DATA LINES –
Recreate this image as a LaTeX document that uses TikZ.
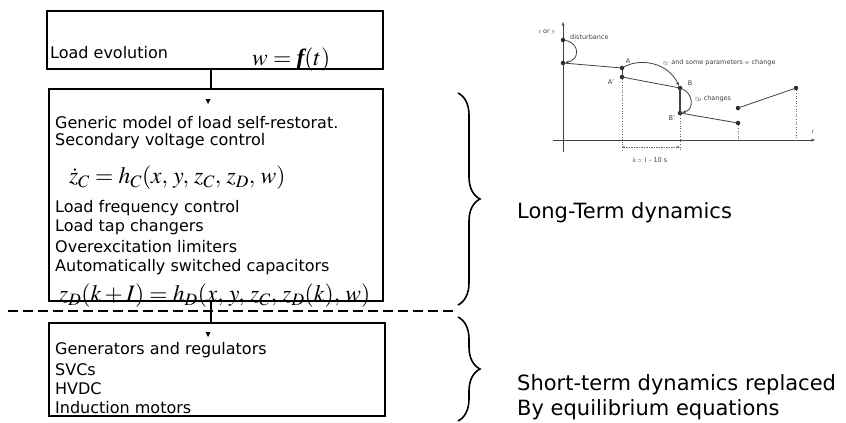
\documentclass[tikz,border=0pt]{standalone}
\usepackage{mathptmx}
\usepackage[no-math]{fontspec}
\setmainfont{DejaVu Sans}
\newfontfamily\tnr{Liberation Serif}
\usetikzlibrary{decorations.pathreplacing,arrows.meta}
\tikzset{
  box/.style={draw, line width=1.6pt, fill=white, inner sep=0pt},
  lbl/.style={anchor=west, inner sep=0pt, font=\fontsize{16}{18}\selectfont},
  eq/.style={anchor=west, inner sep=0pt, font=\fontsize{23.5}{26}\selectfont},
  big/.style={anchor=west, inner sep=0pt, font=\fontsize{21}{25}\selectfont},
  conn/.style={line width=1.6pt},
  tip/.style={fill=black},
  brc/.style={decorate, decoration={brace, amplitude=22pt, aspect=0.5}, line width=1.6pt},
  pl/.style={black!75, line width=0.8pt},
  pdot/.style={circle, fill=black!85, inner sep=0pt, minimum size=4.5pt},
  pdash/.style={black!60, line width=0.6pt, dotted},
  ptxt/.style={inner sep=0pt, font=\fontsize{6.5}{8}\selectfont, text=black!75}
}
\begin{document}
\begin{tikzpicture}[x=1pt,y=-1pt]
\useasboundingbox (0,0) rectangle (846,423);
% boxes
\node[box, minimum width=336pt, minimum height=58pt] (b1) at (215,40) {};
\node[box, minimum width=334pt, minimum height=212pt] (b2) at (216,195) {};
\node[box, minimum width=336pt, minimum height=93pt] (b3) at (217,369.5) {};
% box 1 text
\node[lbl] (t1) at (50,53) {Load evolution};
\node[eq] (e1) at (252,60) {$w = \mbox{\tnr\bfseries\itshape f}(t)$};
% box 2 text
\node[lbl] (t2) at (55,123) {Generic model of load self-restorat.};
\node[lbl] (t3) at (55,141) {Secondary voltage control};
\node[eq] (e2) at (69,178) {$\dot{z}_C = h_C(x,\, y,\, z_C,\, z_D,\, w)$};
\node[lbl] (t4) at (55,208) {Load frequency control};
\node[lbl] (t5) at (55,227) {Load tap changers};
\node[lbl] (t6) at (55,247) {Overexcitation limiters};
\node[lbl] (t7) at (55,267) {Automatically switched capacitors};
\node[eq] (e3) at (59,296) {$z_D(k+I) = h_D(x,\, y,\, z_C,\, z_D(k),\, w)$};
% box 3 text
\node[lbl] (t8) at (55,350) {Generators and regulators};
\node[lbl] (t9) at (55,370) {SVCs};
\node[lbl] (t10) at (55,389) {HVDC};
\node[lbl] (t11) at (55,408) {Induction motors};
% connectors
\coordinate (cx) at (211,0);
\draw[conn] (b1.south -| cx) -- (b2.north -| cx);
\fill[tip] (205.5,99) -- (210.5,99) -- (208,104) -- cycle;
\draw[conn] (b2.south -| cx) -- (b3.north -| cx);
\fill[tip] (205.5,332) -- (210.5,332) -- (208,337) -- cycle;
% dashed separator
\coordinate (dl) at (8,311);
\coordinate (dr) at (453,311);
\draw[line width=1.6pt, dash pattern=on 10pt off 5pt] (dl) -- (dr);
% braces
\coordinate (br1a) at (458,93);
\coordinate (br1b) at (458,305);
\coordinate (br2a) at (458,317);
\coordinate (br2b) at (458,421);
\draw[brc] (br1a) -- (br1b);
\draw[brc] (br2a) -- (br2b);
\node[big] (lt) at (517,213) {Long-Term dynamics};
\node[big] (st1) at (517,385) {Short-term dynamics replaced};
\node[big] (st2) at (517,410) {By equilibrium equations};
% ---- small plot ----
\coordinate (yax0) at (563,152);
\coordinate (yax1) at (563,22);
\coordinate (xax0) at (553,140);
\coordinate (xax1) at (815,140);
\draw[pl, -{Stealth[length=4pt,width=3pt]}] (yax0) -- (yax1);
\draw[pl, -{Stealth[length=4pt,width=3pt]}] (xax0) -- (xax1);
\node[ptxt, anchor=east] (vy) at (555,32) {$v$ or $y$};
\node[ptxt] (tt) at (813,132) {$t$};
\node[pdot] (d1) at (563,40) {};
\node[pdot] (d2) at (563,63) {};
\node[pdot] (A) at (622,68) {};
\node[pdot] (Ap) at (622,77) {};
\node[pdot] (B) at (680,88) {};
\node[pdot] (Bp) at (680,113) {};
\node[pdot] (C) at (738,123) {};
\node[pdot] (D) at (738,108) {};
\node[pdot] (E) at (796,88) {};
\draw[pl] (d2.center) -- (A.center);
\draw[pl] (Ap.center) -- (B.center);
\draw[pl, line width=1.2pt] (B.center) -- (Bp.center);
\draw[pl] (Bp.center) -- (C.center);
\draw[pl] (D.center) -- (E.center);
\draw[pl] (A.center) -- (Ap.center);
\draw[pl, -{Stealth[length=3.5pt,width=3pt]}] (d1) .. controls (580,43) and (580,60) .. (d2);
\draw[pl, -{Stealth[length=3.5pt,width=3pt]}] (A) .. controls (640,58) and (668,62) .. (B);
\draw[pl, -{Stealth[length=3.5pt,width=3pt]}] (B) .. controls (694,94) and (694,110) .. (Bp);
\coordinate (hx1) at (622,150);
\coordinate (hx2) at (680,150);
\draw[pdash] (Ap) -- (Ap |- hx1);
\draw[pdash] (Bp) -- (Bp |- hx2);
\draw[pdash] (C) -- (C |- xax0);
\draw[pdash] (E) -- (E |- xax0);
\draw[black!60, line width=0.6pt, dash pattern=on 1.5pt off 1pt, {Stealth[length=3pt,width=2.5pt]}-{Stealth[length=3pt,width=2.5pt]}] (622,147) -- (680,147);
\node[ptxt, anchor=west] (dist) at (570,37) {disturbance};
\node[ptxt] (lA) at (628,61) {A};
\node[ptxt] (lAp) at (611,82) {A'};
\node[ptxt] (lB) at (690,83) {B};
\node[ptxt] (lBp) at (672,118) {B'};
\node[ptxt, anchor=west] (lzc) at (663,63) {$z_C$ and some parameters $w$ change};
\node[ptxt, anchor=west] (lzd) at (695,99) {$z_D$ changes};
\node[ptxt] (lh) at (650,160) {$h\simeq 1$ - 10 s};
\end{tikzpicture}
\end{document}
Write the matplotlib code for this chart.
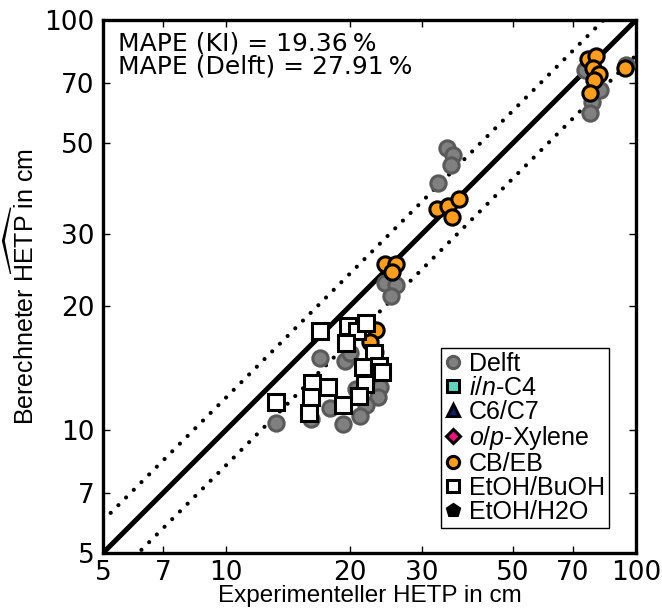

WHAT TO DO – Quote all the lines above exactly as given. Do not include the pictures.

WRITTEN SOLUTION –
Recreate this image as a LaTeX document that uses TikZ.
\documentclass[tikz,border=0pt]{standalone}
\usepackage{mathptmx}
\usepackage[no-math]{fontspec}
\setmainfont{DejaVu Sans}
\newfontfamily\tnr{Liberation Serif}
\usetikzlibrary{decorations.pathreplacing,arrows.meta}
\tikzset{
  box/.style={draw, line width=1.6pt, fill=white, inner sep=0pt},
  lbl/.style={anchor=west, inner sep=0pt, font=\fontsize{16}{18}\selectfont},
  eq/.style={anchor=west, inner sep=0pt, font=\fontsize{23.5}{26}\selectfont},
  big/.style={anchor=west, inner sep=0pt, font=\fontsize{21}{25}\selectfont},
  conn/.style={line width=1.6pt},
  tip/.style={fill=black},
  brc/.style={decorate, decoration={brace, amplitude=22pt, aspect=0.5}, line width=1.6pt},
  pl/.style={black!75, line width=0.8pt},
  pdot/.style={circle, fill=black!85, inner sep=0pt, minimum size=4.5pt},
  pdash/.style={black!60, line width=0.6pt, dotted},
  ptxt/.style={inner sep=0pt, font=\fontsize{6.5}{8}\selectfont, text=black!75}
}
\begin{document}
\begin{tikzpicture}[x=1pt,y=-1pt]
\useasboundingbox (0,0) rectangle (846,423);
% boxes
\node[box, minimum width=336pt, minimum height=58pt] (b1) at (215,40) {};
\node[box, minimum width=334pt, minimum height=212pt] (b2) at (216,195) {};
\node[box, minimum width=336pt, minimum height=93pt] (b3) at (217,369.5) {};
% box 1 text
\node[lbl] (t1) at (50,53) {Load evolution};
\node[eq] (e1) at (252,60) {$w = \mbox{\tnr\bfseries\itshape f}(t)$};
% box 2 text
\node[lbl] (t2) at (55,123) {Generic model of load self-restorat.};
\node[lbl] (t3) at (55,141) {Secondary voltage control};
\node[eq] (e2) at (69,178) {$\dot{z}_C = h_C(x,\, y,\, z_C,\, z_D,\, w)$};
\node[lbl] (t4) at (55,208) {Load frequency control};
\node[lbl] (t5) at (55,227) {Load tap changers};
\node[lbl] (t6) at (55,247) {Overexcitation limiters};
\node[lbl] (t7) at (55,267) {Automatically switched capacitors};
\node[eq] (e3) at (59,296) {$z_D(k+I) = h_D(x,\, y,\, z_C,\, z_D(k),\, w)$};
% box 3 text
\node[lbl] (t8) at (55,350) {Generators and regulators};
\node[lbl] (t9) at (55,370) {SVCs};
\node[lbl] (t10) at (55,389) {HVDC};
\node[lbl] (t11) at (55,408) {Induction motors};
% connectors
\coordinate (cx) at (211,0);
\draw[conn] (b1.south -| cx) -- (b2.north -| cx);
\fill[tip] (205.5,99) -- (210.5,99) -- (208,104) -- cycle;
\draw[conn] (b2.south -| cx) -- (b3.north -| cx);
\fill[tip] (205.5,332) -- (210.5,332) -- (208,337) -- cycle;
% dashed separator
\coordinate (dl) at (8,311);
\coordinate (dr) at (453,311);
\draw[line width=1.6pt, dash pattern=on 10pt off 5pt] (dl) -- (dr);
% braces
\coordinate (br1a) at (458,93);
\coordinate (br1b) at (458,305);
\coordinate (br2a) at (458,317);
\coordinate (br2b) at (458,421);
\draw[brc] (br1a) -- (br1b);
\draw[brc] (br2a) -- (br2b);
\node[big] (lt) at (517,213) {Long-Term dynamics};
\node[big] (st1) at (517,385) {Short-term dynamics replaced};
\node[big] (st2) at (517,410) {By equilibrium equations};
% ---- small plot ----
\coordinate (yax0) at (563,152);
\coordinate (yax1) at (563,22);
\coordinate (xax0) at (553,140);
\coordinate (xax1) at (815,140);
\draw[pl, -{Stealth[length=4pt,width=3pt]}] (yax0) -- (yax1);
\draw[pl, -{Stealth[length=4pt,width=3pt]}] (xax0) -- (xax1);
\node[ptxt, anchor=east] (vy) at (555,32) {$v$ or $y$};
\node[ptxt] (tt) at (813,132) {$t$};
\node[pdot] (d1) at (563,40) {};
\node[pdot] (d2) at (563,63) {};
\node[pdot] (A) at (622,68) {};
\node[pdot] (Ap) at (622,77) {};
\node[pdot] (B) at (680,88) {};
\node[pdot] (Bp) at (680,113) {};
\node[pdot] (C) at (738,123) {};
\node[pdot] (D) at (738,108) {};
\node[pdot] (E) at (796,88) {};
\draw[pl] (d2.center) -- (A.center);
\draw[pl] (Ap.center) -- (B.center);
\draw[pl, line width=1.2pt] (B.center) -- (Bp.center);
\draw[pl] (Bp.center) -- (C.center);
\draw[pl] (D.center) -- (E.center);
\draw[pl] (A.center) -- (Ap.center);
\draw[pl, -{Stealth[length=3.5pt,width=3pt]}] (d1) .. controls (580,43) and (580,60) .. (d2);
\draw[pl, -{Stealth[length=3.5pt,width=3pt]}] (A) .. controls (640,58) and (668,62) .. (B);
\draw[pl, -{Stealth[length=3.5pt,width=3pt]}] (B) .. controls (694,94) and (694,110) .. (Bp);
\coordinate (hx1) at (622,150);
\coordinate (hx2) at (680,150);
\draw[pdash] (Ap) -- (Ap |- hx1);
\draw[pdash] (Bp) -- (Bp |- hx2);
\draw[pdash] (C) -- (C |- xax0);
\draw[pdash] (E) -- (E |- xax0);
\draw[black!60, line width=0.6pt, dash pattern=on 1.5pt off 1pt, {Stealth[length=3pt,width=2.5pt]}-{Stealth[length=3pt,width=2.5pt]}] (622,147) -- (680,147);
\node[ptxt, anchor=west] (dist) at (570,37) {disturbance};
\node[ptxt] (lA) at (628,61) {A};
\node[ptxt] (lAp) at (611,82) {A'};
\node[ptxt] (lB) at (690,83) {B};
\node[ptxt] (lBp) at (672,118) {B'};
\node[ptxt, anchor=west] (lzc) at (663,63) {$z_C$ and some parameters $w$ change};
\node[ptxt, anchor=west] (lzd) at (695,99) {$z_D$ changes};
\node[ptxt] (lh) at (650,160) {$h\simeq 1$ - 10 s};
\end{tikzpicture}
\end{document}
Write the matplotlib code for this chart.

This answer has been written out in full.